T3 #005 – Equity Compensation 101: What are RSUs, ISOs, and NSOs?

T3 005

Thank you Trailblazer Justine for inspiring this week’s post! If there is another topic you would like me to cover, please feel free to leave a comment or reply to this email with your thoughts!


Let’s hit pause and rewind a few years.

I had just received a job offer and read this:

Base Salary + Equity = Total Compensation

Okay, a salary I understand.

Money in my bank each pay day.

But, equity…

…what does that mean?

Depending on the company, you may see some of the following terms as your equity compensation:

  • Restricted Stock Units (RSUs)
  • Non-restricted stock options (NSOs)
  • Incentive stock options (ISOs)

When I first read these contracts,

I was overwhelmed.

In the following sections I’ll detail some of the key things that I look for…

…as well as how I decide whether to buy, sell, or hold the equity (and the tax implications).

TL&DR: Equity compensation means that employees get a piece of ownership in the company, like company shares (RSUs) or options to buy (ISOs or NSOs). This type of compensation is given to align employees with how well the company does, and hopes to encourages them to stay with the company in the shared upside.

Note: I’ll be referring to NSOs or ISOs as “options” throughout this article.


Equity compensation comes with some conditions.

There are different things to consider with each type of equity that is being offered, but the following are usually the details that I am looking for:

Vesting Schedule

Most equity will not be given to you all at once.

But instead in small amounts over a predefined schedule known as a vesting schedule.

If you were on a 4-year vesting schedule…

…that means you’ll be given your equity compensation over 4-years.

There might also be a condition called a “cliff.”

If you have a 1-year cliff…

…that means you won’t be granted any equity until you’re with the company for 1-year.

What is common amongst technology companies is what is known as, “4 Years With a One Year Cliff.”

For the first 12 months, you’ll receive your salary…

…but not the actual equity.

After 12 months of being with a company, you’ll have ¼ of your equity vested all at once.

  • In RSUs that is typically “given” to you as part of your compensation
  • As options that’ll mean you now have the “right” to purchase your NSOs or ISOs

The remaining 3-years will be vested every month there after.

Of course, each company is different.

So make sure to read the fine print.

If you leave the company before reaching your cliff, you’ll also forfeit any equity that you’ve been working towards vesting.
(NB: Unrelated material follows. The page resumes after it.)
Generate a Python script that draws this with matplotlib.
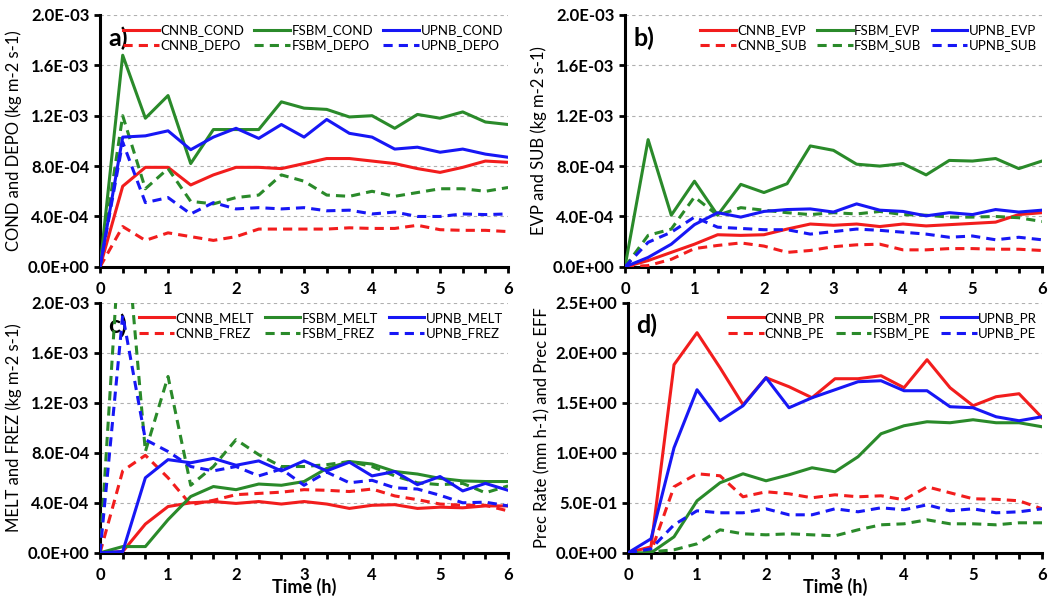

Something to consider, especially if you believe the company will do well in the future.

Timeframe: Right to Purchase Options

Applicable to NSOs or ISOs; less RSUs

Here’s the scenario:

You’ve now been with the company beyond the applicable cliff vesting period and have a number of vested options available.

You haven’t purchased (or what is known as exercise) them and intend to leave the company.

It’s important to know how long you have to exercise your options after you separate from the company.

Why?

Most companies allow up to 90 days to purchase your options.

Some are more generous with their terms…

…but if you miss this timeline – you forfeit your options.

I’ve had companies offer 90 days,

While other offering up to 5 years.

Make sure you understand which applies to your company options.


Screenshot 2023 09 07 at 9.44.59 PM

Tax Impact: Buy, Sell, or Hold

I try keep this to decision matrix as simple as possible.

If I believe in the growth of the company…

→ I’ll buy and hold the options or RSUs.

If I have less certainty in the company…

→ I’ll hold off purchasing my options or look to sell the RSUs after they are vested.

But what does that actually mean for RSUs?

Once you receive the vested RSUs, you can choose to hold onto the shares or sell them.

When RSUs vest, the fair market value (FMV) of the underlying stock on the vesting date is typically treated as ordinary income.

This value is added to your W-2 or reported on a 1099 form, depending on your employment status.

You can choose to hold onto the shares or sell them.

The decision on when to sell the shares can impact your tax liability.

If you hold onto the shares after they vest, any future gains or losses from selling the shares will be subject to capital gains tax.

What about ISOs or NSOs?

There is more variability within each of these options…

…with different times of when you will be taxed.

But one thing to note with options is that you will need to exercise or “buy” the company shares versus with RSUs they are ‘granted’ to you when you vest.

When deciding to exercise your vested options, calculate if you believe those shares will be worth more than what you are paying for them. Remember: You are not obligated to exercise (or purchase) those shares if you do not have faith in the future of that company.

For the sake of not being too brief on NSOs and ISOs, I’ll dive deeper into those in a separate article.

However, I would HIGHLY recommend working with a professional when you’re at this point.

TurboTax or whatever free software is nice to save a dollar here and there…

…but having someone that knows this in greater detail has been a lifesaver for me!